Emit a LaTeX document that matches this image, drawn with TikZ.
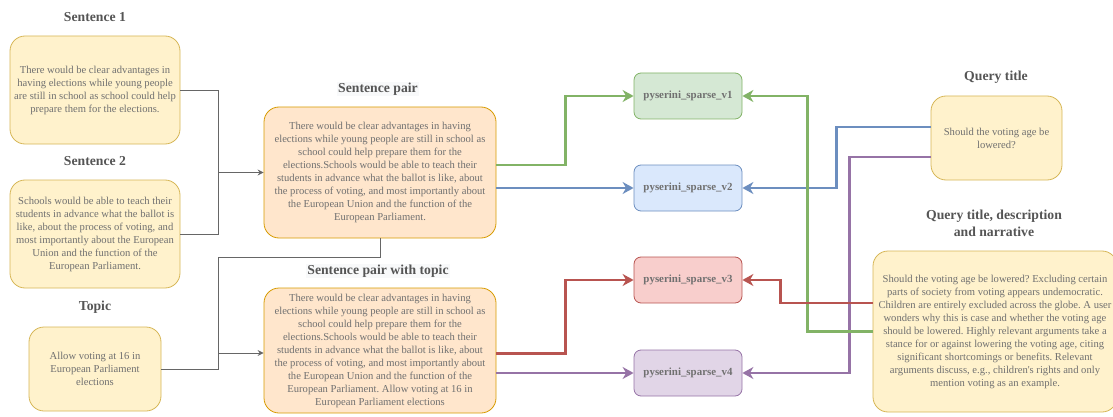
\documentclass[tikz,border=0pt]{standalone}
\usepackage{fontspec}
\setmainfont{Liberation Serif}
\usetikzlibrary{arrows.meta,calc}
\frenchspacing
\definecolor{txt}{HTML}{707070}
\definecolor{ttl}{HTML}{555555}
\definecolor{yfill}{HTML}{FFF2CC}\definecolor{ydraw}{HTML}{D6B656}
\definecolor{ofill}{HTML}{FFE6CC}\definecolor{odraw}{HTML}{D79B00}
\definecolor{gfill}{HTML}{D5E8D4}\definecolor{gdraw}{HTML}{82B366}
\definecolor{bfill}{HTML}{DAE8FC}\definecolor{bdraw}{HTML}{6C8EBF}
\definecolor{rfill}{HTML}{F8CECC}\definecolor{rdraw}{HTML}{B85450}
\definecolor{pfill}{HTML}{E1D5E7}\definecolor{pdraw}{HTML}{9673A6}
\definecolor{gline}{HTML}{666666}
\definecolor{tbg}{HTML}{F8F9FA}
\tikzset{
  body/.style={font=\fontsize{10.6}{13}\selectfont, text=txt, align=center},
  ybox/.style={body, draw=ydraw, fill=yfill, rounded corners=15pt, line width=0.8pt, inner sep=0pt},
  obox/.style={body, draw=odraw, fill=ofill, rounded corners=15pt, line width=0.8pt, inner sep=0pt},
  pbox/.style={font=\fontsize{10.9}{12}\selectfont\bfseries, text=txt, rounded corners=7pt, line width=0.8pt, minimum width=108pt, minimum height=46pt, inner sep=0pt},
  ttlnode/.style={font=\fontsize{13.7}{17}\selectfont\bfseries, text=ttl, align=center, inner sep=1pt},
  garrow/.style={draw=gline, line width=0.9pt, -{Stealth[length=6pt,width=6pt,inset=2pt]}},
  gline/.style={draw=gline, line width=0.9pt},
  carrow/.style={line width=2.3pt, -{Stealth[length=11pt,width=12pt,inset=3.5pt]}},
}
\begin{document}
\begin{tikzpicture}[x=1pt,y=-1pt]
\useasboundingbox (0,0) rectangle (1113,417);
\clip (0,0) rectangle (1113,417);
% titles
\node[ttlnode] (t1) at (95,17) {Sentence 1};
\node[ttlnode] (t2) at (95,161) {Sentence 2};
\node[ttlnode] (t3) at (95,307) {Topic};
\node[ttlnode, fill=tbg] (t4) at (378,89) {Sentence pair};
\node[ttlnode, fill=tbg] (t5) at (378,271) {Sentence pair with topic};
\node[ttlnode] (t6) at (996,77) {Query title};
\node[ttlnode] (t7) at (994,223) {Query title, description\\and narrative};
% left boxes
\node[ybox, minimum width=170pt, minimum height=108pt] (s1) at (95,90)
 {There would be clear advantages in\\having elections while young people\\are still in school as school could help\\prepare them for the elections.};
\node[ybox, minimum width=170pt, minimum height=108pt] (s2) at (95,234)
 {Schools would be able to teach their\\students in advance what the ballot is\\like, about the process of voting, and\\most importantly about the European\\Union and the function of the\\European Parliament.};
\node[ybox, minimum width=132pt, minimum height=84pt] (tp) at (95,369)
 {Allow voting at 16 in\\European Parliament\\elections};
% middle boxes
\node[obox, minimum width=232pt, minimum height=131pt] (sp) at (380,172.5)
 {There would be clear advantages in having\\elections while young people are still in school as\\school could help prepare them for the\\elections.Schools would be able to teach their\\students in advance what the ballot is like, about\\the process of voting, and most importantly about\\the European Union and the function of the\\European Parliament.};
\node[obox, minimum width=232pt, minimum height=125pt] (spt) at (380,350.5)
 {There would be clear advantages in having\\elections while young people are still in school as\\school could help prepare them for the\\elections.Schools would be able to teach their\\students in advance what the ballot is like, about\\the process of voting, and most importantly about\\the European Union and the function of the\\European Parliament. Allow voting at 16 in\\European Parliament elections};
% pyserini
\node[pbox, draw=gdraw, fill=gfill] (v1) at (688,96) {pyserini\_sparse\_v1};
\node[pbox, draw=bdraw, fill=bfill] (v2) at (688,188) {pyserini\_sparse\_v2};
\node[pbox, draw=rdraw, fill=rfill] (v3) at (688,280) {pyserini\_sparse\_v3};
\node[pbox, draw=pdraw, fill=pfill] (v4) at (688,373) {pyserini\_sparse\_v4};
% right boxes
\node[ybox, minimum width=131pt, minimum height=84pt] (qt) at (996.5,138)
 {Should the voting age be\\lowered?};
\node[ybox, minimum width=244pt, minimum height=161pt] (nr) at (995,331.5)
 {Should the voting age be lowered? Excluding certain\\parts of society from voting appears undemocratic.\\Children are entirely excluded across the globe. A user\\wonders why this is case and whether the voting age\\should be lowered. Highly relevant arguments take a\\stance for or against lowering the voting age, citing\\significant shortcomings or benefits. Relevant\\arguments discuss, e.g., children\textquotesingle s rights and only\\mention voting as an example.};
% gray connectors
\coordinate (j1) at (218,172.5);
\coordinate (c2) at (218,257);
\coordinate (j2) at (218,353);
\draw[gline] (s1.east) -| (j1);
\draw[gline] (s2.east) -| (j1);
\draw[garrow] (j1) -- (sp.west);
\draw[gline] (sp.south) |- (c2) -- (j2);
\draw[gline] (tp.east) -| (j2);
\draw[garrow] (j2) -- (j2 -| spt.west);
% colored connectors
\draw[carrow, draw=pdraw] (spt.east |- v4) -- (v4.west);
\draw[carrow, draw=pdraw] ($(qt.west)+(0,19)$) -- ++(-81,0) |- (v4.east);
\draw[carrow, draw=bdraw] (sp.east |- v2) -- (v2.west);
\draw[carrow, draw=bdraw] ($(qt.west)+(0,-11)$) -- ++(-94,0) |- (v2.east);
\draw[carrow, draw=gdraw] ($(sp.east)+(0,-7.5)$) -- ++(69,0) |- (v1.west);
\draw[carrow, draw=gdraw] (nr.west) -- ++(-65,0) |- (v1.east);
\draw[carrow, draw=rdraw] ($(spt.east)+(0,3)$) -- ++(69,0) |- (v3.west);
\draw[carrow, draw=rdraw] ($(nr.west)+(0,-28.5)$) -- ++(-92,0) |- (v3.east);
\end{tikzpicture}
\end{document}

- _Task directions_: Copy the material shown above in full and exactly. Skip the pictures.

- _Output for this exercise_:
Emit a LaTeX document that matches this image, drawn with TikZ.
\documentclass[tikz,border=0pt]{standalone}
\usepackage{fontspec}
\setmainfont{Liberation Serif}
\usetikzlibrary{arrows.meta,calc}
\frenchspacing
\definecolor{txt}{HTML}{707070}
\definecolor{ttl}{HTML}{555555}
\definecolor{yfill}{HTML}{FFF2CC}\definecolor{ydraw}{HTML}{D6B656}
\definecolor{ofill}{HTML}{FFE6CC}\definecolor{odraw}{HTML}{D79B00}
\definecolor{gfill}{HTML}{D5E8D4}\definecolor{gdraw}{HTML}{82B366}
\definecolor{bfill}{HTML}{DAE8FC}\definecolor{bdraw}{HTML}{6C8EBF}
\definecolor{rfill}{HTML}{F8CECC}\definecolor{rdraw}{HTML}{B85450}
\definecolor{pfill}{HTML}{E1D5E7}\definecolor{pdraw}{HTML}{9673A6}
\definecolor{gline}{HTML}{666666}
\definecolor{tbg}{HTML}{F8F9FA}
\tikzset{
  body/.style={font=\fontsize{10.6}{13}\selectfont, text=txt, align=center},
  ybox/.style={body, draw=ydraw, fill=yfill, rounded corners=15pt, line width=0.8pt, inner sep=0pt},
  obox/.style={body, draw=odraw, fill=ofill, rounded corners=15pt, line width=0.8pt, inner sep=0pt},
  pbox/.style={font=\fontsize{10.9}{12}\selectfont\bfseries, text=txt, rounded corners=7pt, line width=0.8pt, minimum width=108pt, minimum height=46pt, inner sep=0pt},
  ttlnode/.style={font=\fontsize{13.7}{17}\selectfont\bfseries, text=ttl, align=center, inner sep=1pt},
  garrow/.style={draw=gline, line width=0.9pt, -{Stealth[length=6pt,width=6pt,inset=2pt]}},
  gline/.style={draw=gline, line width=0.9pt},
  carrow/.style={line width=2.3pt, -{Stealth[length=11pt,width=12pt,inset=3.5pt]}},
}
\begin{document}
\begin{tikzpicture}[x=1pt,y=-1pt]
\useasboundingbox (0,0) rectangle (1113,417);
\clip (0,0) rectangle (1113,417);
% titles
\node[ttlnode] (t1) at (95,17) {Sentence 1};
\node[ttlnode] (t2) at (95,161) {Sentence 2};
\node[ttlnode] (t3) at (95,307) {Topic};
\node[ttlnode, fill=tbg] (t4) at (378,89) {Sentence pair};
\node[ttlnode, fill=tbg] (t5) at (378,271) {Sentence pair with topic};
\node[ttlnode] (t6) at (996,77) {Query title};
\node[ttlnode] (t7) at (994,223) {Query title, description\\and narrative};
% left boxes
\node[ybox, minimum width=170pt, minimum height=108pt] (s1) at (95,90)
 {There would be clear advantages in\\having elections while young people\\are still in school as school could help\\prepare them for the elections.};
\node[ybox, minimum width=170pt, minimum height=108pt] (s2) at (95,234)
 {Schools would be able to teach their\\students in advance what the ballot is\\like, about the process of voting, and\\most importantly about the European\\Union and the function of the\\European Parliament.};
\node[ybox, minimum width=132pt, minimum height=84pt] (tp) at (95,369)
 {Allow voting at 16 in\\European Parliament\\elections};
% middle boxes
\node[obox, minimum width=232pt, minimum height=131pt] (sp) at (380,172.5)
 {There would be clear advantages in having\\elections while young people are still in school as\\school could help prepare them for the\\elections.Schools would be able to teach their\\students in advance what the ballot is like, about\\the process of voting, and most importantly about\\the European Union and the function of the\\European Parliament.};
\node[obox, minimum width=232pt, minimum height=125pt] (spt) at (380,350.5)
 {There would be clear advantages in having\\elections while young people are still in school as\\school could help prepare them for the\\elections.Schools would be able to teach their\\students in advance what the ballot is like, about\\the process of voting, and most importantly about\\the European Union and the function of the\\European Parliament. Allow voting at 16 in\\European Parliament elections};
% pyserini
\node[pbox, draw=gdraw, fill=gfill] (v1) at (688,96) {pyserini\_sparse\_v1};
\node[pbox, draw=bdraw, fill=bfill] (v2) at (688,188) {pyserini\_sparse\_v2};
\node[pbox, draw=rdraw, fill=rfill] (v3) at (688,280) {pyserini\_sparse\_v3};
\node[pbox, draw=pdraw, fill=pfill] (v4) at (688,373) {pyserini\_sparse\_v4};
% right boxes
\node[ybox, minimum width=131pt, minimum height=84pt] (qt) at (996.5,138)
 {Should the voting age be\\lowered?};
\node[ybox, minimum width=244pt, minimum height=161pt] (nr) at (995,331.5)
 {Should the voting age be lowered? Excluding certain\\parts of society from voting appears undemocratic.\\Children are entirely excluded across the globe. A user\\wonders why this is case and whether the voting age\\should be lowered. Highly relevant arguments take a\\stance for or against lowering the voting age, citing\\significant shortcomings or benefits. Relevant\\arguments discuss, e.g., children\textquotesingle s rights and only\\mention voting as an example.};
% gray connectors
\coordinate (j1) at (218,172.5);
\coordinate (c2) at (218,257);
\coordinate (j2) at (218,353);
\draw[gline] (s1.east) -| (j1);
\draw[gline] (s2.east) -| (j1);
\draw[garrow] (j1) -- (sp.west);
\draw[gline] (sp.south) |- (c2) -- (j2);
\draw[gline] (tp.east) -| (j2);
\draw[garrow] (j2) -- (j2 -| spt.west);
% colored connectors
\draw[carrow, draw=pdraw] (spt.east |- v4) -- (v4.west);
\draw[carrow, draw=pdraw] ($(qt.west)+(0,19)$) -- ++(-81,0) |- (v4.east);
\draw[carrow, draw=bdraw] (sp.east |- v2) -- (v2.west);
\draw[carrow, draw=bdraw] ($(qt.west)+(0,-11)$) -- ++(-94,0) |- (v2.east);
\draw[carrow, draw=gdraw] ($(sp.east)+(0,-7.5)$) -- ++(69,0) |- (v1.west);
\draw[carrow, draw=gdraw] (nr.west) -- ++(-65,0) |- (v1.east);
\draw[carrow, draw=rdraw] ($(spt.east)+(0,3)$) -- ++(69,0) |- (v3.west);
\draw[carrow, draw=rdraw] ($(nr.west)+(0,-28.5)$) -- ++(-92,0) |- (v3.east);
\end{tikzpicture}
\end{document}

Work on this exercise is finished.